Percebemos e recordamos com muita clareza onde estão os momentos e as pessoas que podemos apelidar de “gatilho” na nossa vida. Pessoas que nos abrem a possibilidade de mudar de ciclo, de tentar tocar o nosso sonho. Momentos em que a nossa decisão vai distanciar, adiar, aproximar, acelerar o sonho. Possibilidades, caminhos que abrem ou fecham. Situações que demoram dias ou anos a conseguir...ou nunca se conseguem. Medos e frustrações que se repetem. Todos precisamos encontrar um equilíbrio entre seguir as tradições da família, entre colaborar na sobrevivência de todos e entre a busca do que viemos fazer a este mundo. Boa sorte para todos nós e energia para nunca desistir. Talvez aí esteja a magia de ser feliz...
Sensacionais imagens, trilha sonora que nos dirige totalmente e nos aperta o coração, planos incríveis que parecem filmados na vida real. A passagem do tempo feita com maestria e carinho. Uma sensibilidade encantadora e triste, de Márcio Ramos. Um trabalho incrível. A cena final é uma obra prima...
Ana Santos, professora, jornalista
Curta de Animação “Vida Maria” completa
https://www.youtube.com/watch?v=yFpoG_htum4&t=450s
Diretor: Márcio Ramos
Sinopse:
"VIDA MARIA" é um projeto premiado no "3o. PRÊMIO CEARÁ DE CINEMA E VÍDEO", realizado pelo Governo do Estado do Ceará.

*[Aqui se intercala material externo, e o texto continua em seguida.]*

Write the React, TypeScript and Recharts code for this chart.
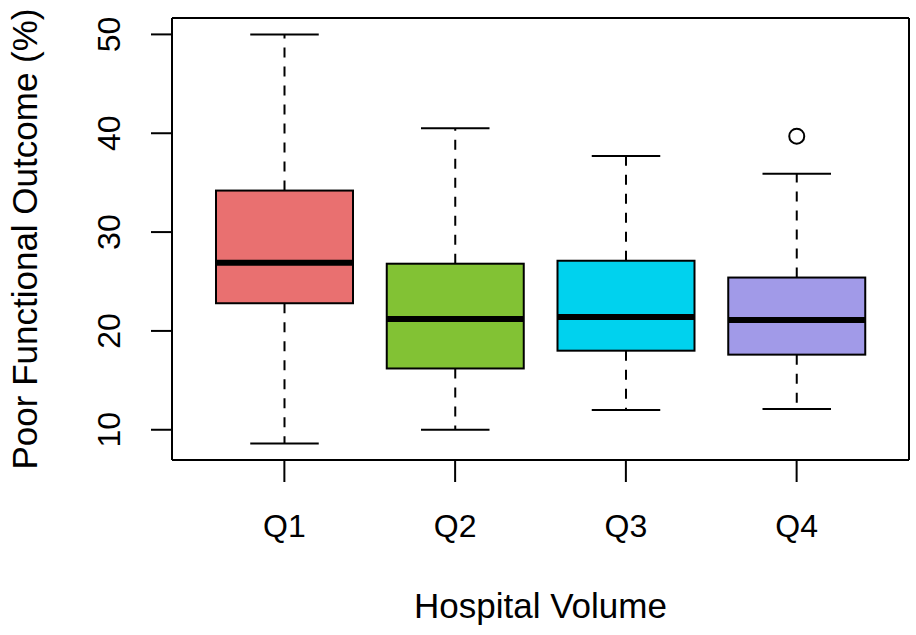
import React from "react";
import { Bar, ComposedChart, XAxis, YAxis } from "recharts";

const categories = ["Q1", "Q2", "Q3", "Q4"];
const whiskerLow = [8.6, 10.0, 12.0, 12.1];
const lowerQuartile = [22.8, 16.2, 18.0, 17.6];
const medians = [26.9, 21.2, 21.4, 21.1];
const upperQuartile = [34.2, 26.8, 27.1, 25.4];
const whiskerHigh = [50.0, 40.5, 37.7, 35.9];
const outliers: number[][] = [[], [], [], [39.7]];
const yTicks = [10, 20, 30, 40, 50];

const BOX_COLORS = ["#E97070", "#82C234", "#00D2EE", "#A19AE8"];
const FONT = "'Liberation Sans', Arial, sans-serif";
const Y_DOMAIN: [number, number] = [6.94, 51.66];

const data = categories.map((name, i) => ({
  name,
  range: [whiskerLow[i], whiskerHigh[i]],
  low: whiskerLow[i],
  q1: lowerQuartile[i],
  median: medians[i],
  q3: upperQuartile[i],
  high: whiskerHigh[i],
  outliers: outliers[i],
  color: BOX_COLORS[i],
}));

function BoxShape(props: any) {
  const { x, y, width, height, payload } = props;
  const { low, high, q1, q3, median, color } = payload;
  const k = Math.abs(height) / (high - low);
  const top = Math.min(y, y + height);
  const toY = (v: number) => top + (high - v) * k;
  const cx = x + width / 2;
  const cap = width / 4;

  return (
    <g>
      <line x1={cx} x2={cx} y1={toY(q3)} y2={toY(high)} stroke="#000" strokeWidth={2} strokeDasharray="10 9" />
      <line x1={cx} x2={cx} y1={toY(q1)} y2={toY(low)} stroke="#000" strokeWidth={2} strokeDasharray="10 9" />
      <line x1={cx - cap} x2={cx + cap} y1={toY(high)} y2={toY(high)} stroke="#000" strokeWidth={2} />
      <line x1={cx - cap} x2={cx + cap} y1={toY(low)} y2={toY(low)} stroke="#000" strokeWidth={2} />
      <rect x={x} y={toY(q3)} width={width} height={toY(q1) - toY(q3)} fill={color} stroke="#000" strokeWidth={2} />
      <line x1={x} x2={x + width} y1={toY(median)} y2={toY(median)} stroke="#000" strokeWidth={6} />
      {payload.outliers.map((v: number, j: number) => (
        <circle key={j} cx={cx} cy={toY(v)} r={7.5} fill="#fff" stroke="#000" strokeWidth={2} />
      ))}
    </g>
  );
}

function XTick({ x, y, payload }: any) {
  return (
    <text x={x} y={y} dy={55} textAnchor="middle" fontFamily={FONT} fontSize={32} fill="#000">
      {payload.value}
    </text>
  );
}

function YTick({ x, y, payload }: any) {
  const tx = x - 31;
  return (
    <text x={tx} y={y} transform={`rotate(-90 ${tx} ${y})`} textAnchor="middle" fontFamily={FONT} fontSize={32} fill="#000">
      {payload.value}
    </text>
  );
}

export default function App() {
  return (
    <div style={{ position: "absolute", left: 0, top: 0, background: "#fff" }}>
      <ComposedChart width={916} height={635} data={data} margin={{ top: 17, right: 6, left: 0, bottom: 0 }}>
        <XAxis
          dataKey="name"
          height={175}
          padding={{ left: 27, right: 27 }}
          tickSize={22}
          tickMargin={0}
          tick={<XTick />}
          tickLine={{ stroke: "#000", strokeWidth: 2 }}
          axisLine={{ stroke: "#000", strokeWidth: 2 }}
          label={(p: any) => {
            const vb = p.viewBox;
            return (
              <text x={vb.x + vb.width / 2} y={618} textAnchor="middle" fontFamily={FONT} fontSize={35} fill="#000">
                Hospital Volume
              </text>
            );
          }}
        />
        <XAxis
          xAxisId="top"
          orientation="top"
          dataKey="name"
          height={1}
          tick={false}
          tickLine={false}
          axisLine={{ stroke: "#000", strokeWidth: 2 }}
        />
        <YAxis
          type="number"
          domain={Y_DOMAIN}
          ticks={yTicks}
          allowDataOverflow
          width={172}
          tickSize={21}
          tickMargin={0}
          tick={<YTick />}
          tickLine={{ stroke: "#000", strokeWidth: 2 }}
          axisLine={{ stroke: "#000", strokeWidth: 2 }}
          label={(p: any) => {
            const vb = p.viewBox;
            const cy = vb.y + vb.height / 2;
            return (
              <text x={37} y={cy} transform={`rotate(-90 37 ${cy})`} textAnchor="middle" fontFamily={FONT} fontSize={35} fill="#000">
                Poor Functional Outcome (%)
              </text>
            );
          }}
        />
        <YAxis
          yAxisId="right"
          orientation="right"
          type="number"
          domain={Y_DOMAIN}
          width={1}
          tick={false}
          tickLine={false}
          axisLine={{ stroke: "#000", strokeWidth: 2 }}
        />
        <Bar dataKey="range" barSize={137} shape={<BoxShape />} isAnimationActive={false} />
      </ComposedChart>
    </div>
  );
}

Produzido em computação gráfica 3D e finalizado em 35mm, o curta-metragem mostra personagens e cenários modelados com texturas e cores pesquisadas e capturadas no Sertão Cearense, no Nordeste do Brasil, criando uma atmosfera realista e humanizada.
Vencedor de mais de 50 prêmios em festivais de cinema nacionais e internacionais, é dirigido por Márcio Ramos e conta a história de Maria José, uma menina de 5 anos de idade que é levada a largar os estudos para trabalhar. Enquanto trabalha, ela cresce, casa, tem filhos, envelhece.